Stroud has already engaged in collaboration.
She attended one of the Venture Center’s first classes. Now, Stroud is a mentor for the center and serves on its advisory board.
“It has to be a strong community,” Stroud said. “No matter how expert you are in a certain area, there are other people who know more or have a different experience you can learn from. So, the more we work together, the stronger the entrepreneurship community we build here in central Arkansas.”
Merger Match does “non-financial due diligence for companies that are looking to merge” and helps those preparing to sell, she said.
Soon, it will offer strategic planning, Stroud said.

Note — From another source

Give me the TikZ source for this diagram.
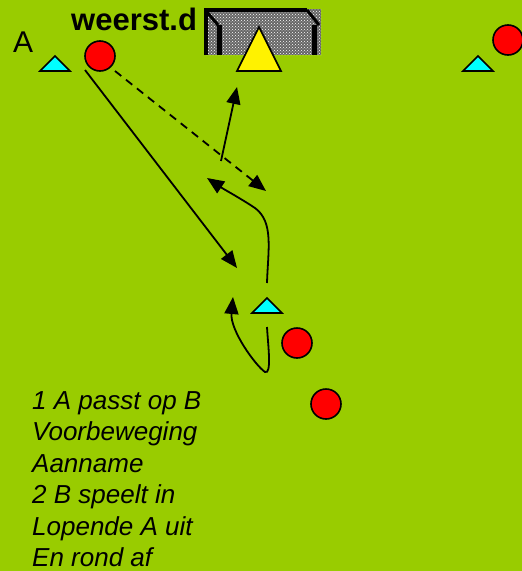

Clay Simmons, an employee of Philadelphia-based OneTwoSee, has been at the Tech Park since December. He said his company, acquired by Comcast in February, makes infographics from sports stats for TV channels.
He said, “Working from home is kind of romanticized by a lot of people who don’t actually do it. It’s not always the greatest thing. There are a lot of distractions at home. Having somewhere to go that’s not my house, just to get out, is great for me when I’m working.”
Noble Impact CEO Eric Wilson, another tenant, said, “Every city needs a space like this if they want to be a startup hub.” Co-working space is the bridge between the coffee shop and a long-term office lease, he said.
Noble Impact’s goal is to build the next generation of entrepreneurs by engaging those in the classroom with the community, Wilson said. “The Tech Park is a hub of entrepreneurial activity that our students get to tap into,” he said.
Noble Impact was founded in June 2013, has served more than 1,000 students and provides a K-12 apprenticeship program through a partnership with eStem Public Charter Schools.